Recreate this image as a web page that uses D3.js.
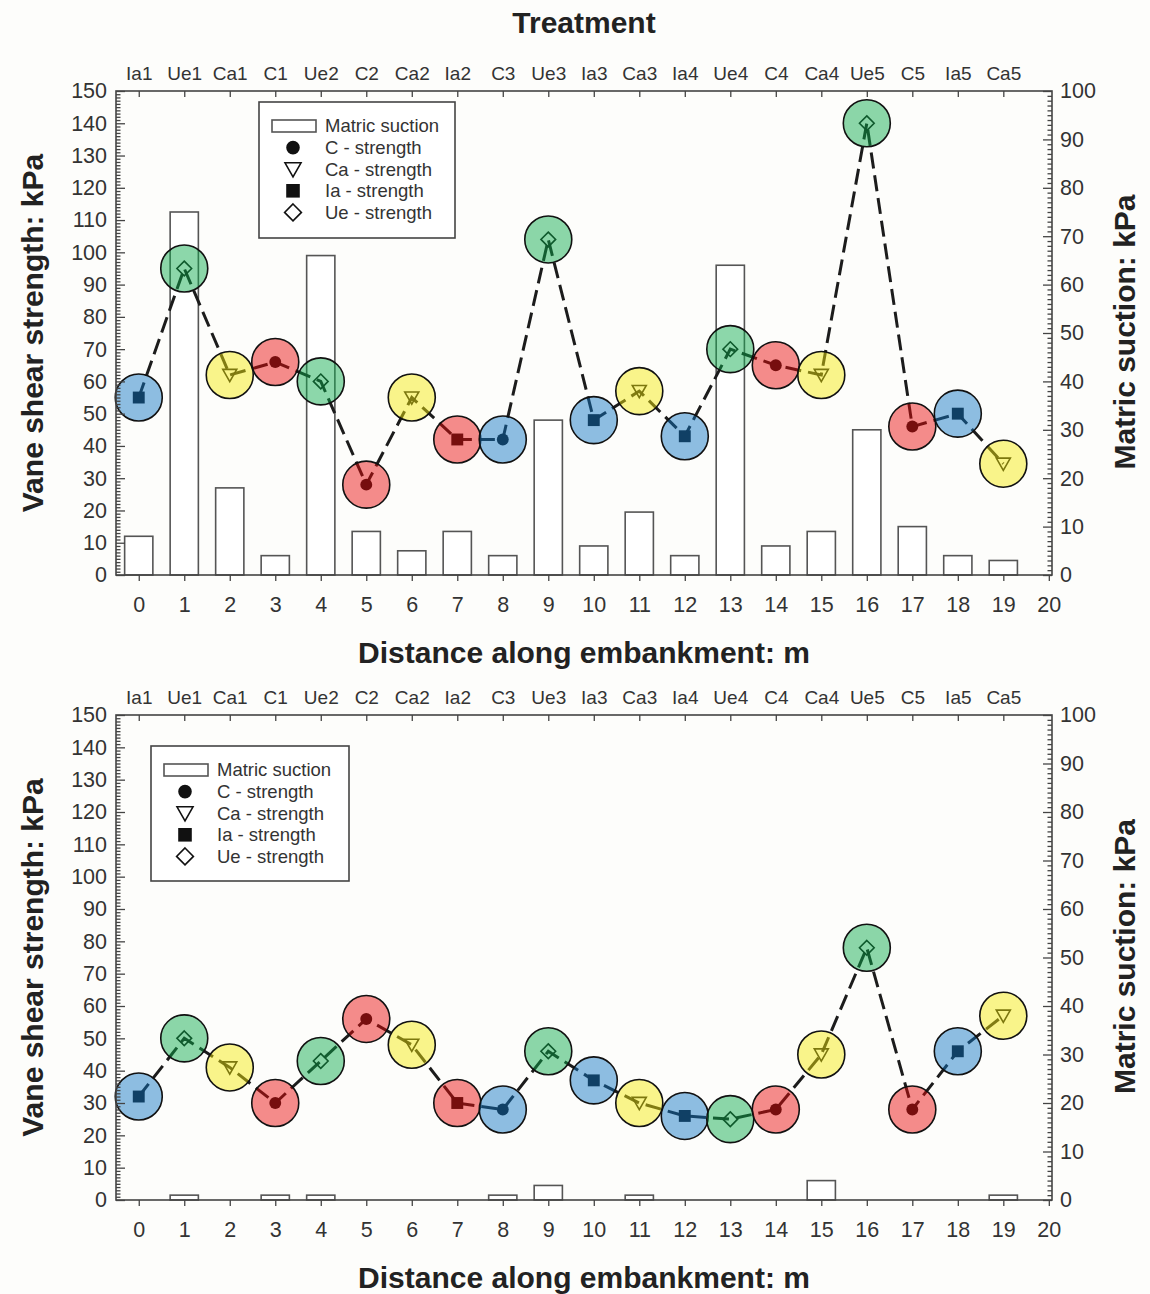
--
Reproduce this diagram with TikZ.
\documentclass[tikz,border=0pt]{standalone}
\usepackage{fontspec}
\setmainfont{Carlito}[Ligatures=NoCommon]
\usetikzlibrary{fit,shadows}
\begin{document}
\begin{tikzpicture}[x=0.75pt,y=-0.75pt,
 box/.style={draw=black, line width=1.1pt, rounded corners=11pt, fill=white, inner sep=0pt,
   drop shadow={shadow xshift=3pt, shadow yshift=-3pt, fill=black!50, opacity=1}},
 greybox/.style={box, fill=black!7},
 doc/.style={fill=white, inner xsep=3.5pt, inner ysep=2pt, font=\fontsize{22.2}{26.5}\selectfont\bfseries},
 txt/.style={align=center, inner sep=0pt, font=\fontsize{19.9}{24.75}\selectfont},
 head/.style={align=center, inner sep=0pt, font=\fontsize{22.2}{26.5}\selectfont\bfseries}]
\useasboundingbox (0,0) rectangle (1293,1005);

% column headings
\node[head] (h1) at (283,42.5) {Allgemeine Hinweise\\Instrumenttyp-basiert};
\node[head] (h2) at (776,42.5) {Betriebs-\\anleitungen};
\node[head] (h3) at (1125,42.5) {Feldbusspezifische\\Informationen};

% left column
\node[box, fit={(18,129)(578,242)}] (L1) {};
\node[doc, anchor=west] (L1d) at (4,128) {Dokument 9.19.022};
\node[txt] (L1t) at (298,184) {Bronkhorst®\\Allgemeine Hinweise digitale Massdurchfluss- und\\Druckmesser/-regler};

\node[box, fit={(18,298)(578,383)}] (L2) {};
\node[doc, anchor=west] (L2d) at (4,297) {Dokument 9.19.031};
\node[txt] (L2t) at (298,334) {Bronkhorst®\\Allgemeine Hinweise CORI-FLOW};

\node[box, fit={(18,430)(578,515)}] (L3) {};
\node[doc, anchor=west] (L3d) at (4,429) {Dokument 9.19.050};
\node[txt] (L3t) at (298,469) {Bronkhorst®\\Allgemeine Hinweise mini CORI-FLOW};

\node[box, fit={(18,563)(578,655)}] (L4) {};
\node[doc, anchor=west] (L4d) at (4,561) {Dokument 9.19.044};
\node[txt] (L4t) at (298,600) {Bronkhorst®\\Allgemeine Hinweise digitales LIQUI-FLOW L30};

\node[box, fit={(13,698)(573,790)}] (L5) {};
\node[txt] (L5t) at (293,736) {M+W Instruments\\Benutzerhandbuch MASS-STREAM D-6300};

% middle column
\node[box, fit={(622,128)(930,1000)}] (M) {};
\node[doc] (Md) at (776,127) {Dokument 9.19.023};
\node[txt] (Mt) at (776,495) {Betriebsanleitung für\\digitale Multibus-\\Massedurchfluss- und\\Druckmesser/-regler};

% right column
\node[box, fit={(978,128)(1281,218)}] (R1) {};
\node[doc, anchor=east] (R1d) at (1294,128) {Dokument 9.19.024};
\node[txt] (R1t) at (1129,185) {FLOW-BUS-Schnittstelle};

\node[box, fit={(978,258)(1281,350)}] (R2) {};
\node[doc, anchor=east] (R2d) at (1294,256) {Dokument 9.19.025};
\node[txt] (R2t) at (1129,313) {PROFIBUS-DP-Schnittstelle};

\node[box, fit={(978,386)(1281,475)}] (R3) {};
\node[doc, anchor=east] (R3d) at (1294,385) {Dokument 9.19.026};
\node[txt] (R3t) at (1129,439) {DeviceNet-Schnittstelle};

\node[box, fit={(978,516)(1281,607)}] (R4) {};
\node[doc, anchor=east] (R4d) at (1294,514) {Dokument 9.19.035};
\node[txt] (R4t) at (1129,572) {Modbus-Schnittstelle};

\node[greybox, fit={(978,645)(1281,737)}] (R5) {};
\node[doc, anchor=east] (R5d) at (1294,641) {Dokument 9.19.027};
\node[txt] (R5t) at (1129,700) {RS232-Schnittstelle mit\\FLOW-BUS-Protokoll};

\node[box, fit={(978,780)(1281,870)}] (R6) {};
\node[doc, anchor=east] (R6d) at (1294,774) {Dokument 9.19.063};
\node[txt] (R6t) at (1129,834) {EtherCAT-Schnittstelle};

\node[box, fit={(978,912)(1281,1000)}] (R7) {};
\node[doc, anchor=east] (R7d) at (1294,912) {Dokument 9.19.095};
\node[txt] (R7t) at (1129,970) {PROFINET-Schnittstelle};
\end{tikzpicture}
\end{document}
==
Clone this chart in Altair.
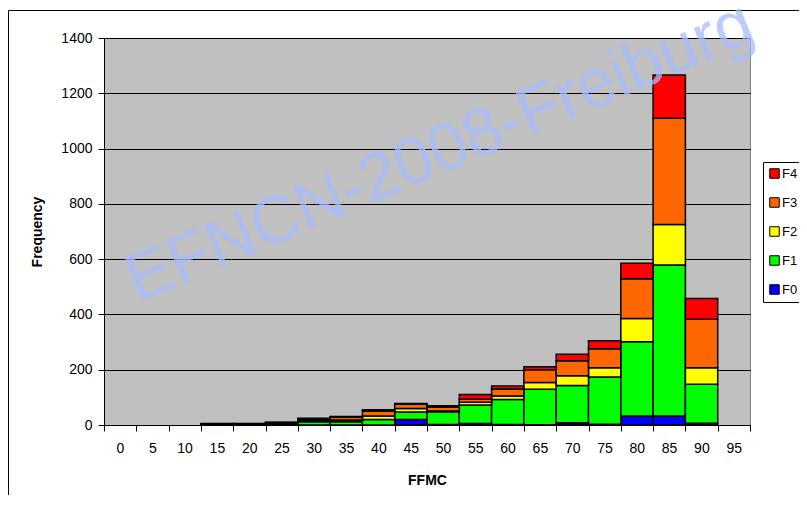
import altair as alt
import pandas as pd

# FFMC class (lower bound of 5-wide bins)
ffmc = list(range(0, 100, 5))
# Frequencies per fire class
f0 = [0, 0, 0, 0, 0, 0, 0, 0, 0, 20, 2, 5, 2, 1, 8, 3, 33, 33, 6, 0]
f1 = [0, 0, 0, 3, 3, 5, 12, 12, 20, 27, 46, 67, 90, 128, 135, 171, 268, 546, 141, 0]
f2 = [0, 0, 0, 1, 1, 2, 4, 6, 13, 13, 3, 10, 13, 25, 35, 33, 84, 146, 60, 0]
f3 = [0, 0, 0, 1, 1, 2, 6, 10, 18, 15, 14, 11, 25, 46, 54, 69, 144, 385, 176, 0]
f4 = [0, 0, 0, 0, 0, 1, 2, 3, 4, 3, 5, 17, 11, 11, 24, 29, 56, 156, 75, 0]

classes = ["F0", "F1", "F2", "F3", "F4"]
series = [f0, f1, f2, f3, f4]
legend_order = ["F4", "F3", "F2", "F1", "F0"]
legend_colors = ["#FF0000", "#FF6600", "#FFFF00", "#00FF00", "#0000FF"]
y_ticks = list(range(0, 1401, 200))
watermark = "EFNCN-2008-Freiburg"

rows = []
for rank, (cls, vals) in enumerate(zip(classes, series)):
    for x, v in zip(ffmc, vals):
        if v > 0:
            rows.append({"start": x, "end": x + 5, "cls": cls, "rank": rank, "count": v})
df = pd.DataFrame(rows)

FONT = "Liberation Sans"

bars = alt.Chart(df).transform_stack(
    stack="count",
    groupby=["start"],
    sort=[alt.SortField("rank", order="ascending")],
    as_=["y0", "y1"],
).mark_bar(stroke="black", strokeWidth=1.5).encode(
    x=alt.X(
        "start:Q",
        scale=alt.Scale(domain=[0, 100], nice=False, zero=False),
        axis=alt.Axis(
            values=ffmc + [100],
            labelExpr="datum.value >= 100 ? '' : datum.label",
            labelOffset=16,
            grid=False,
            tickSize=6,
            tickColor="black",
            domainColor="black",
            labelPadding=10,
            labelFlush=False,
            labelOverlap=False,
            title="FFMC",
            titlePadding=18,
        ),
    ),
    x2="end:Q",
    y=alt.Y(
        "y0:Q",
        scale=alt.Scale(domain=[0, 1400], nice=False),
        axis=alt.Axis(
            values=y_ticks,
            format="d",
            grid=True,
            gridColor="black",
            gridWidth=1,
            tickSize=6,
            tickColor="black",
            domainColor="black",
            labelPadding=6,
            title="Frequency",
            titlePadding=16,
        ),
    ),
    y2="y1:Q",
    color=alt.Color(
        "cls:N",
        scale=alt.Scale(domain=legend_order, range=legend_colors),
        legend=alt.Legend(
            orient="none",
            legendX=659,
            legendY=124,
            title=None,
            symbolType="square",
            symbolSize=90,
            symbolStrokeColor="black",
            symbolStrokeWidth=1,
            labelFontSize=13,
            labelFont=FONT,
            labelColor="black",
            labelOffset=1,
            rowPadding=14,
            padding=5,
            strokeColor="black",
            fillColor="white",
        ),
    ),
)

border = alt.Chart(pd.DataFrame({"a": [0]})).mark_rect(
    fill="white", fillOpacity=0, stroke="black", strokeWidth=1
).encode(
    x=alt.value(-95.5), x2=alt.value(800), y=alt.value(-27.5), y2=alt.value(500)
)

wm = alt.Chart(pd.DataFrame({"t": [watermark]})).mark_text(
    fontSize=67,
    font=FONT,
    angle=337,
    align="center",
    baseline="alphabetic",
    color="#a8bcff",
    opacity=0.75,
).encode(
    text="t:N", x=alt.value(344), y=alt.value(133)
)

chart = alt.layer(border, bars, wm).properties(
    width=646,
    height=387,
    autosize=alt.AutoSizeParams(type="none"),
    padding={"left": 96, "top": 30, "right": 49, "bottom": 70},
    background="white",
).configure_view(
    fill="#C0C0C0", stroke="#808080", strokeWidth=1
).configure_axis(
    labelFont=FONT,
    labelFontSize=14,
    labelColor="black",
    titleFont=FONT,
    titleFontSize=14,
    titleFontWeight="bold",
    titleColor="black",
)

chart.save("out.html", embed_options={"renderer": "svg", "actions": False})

*WHAT TO DO:* Only the lines from the one with "Clone this chart in Altair." through the one with "import pandas as pd", both included, go in the copy, exactly as written. Leave the pictures behind.

*RESULT FOR THIS EXERCISE:*
Clone this chart in Altair.
import altair as alt
import pandas as pd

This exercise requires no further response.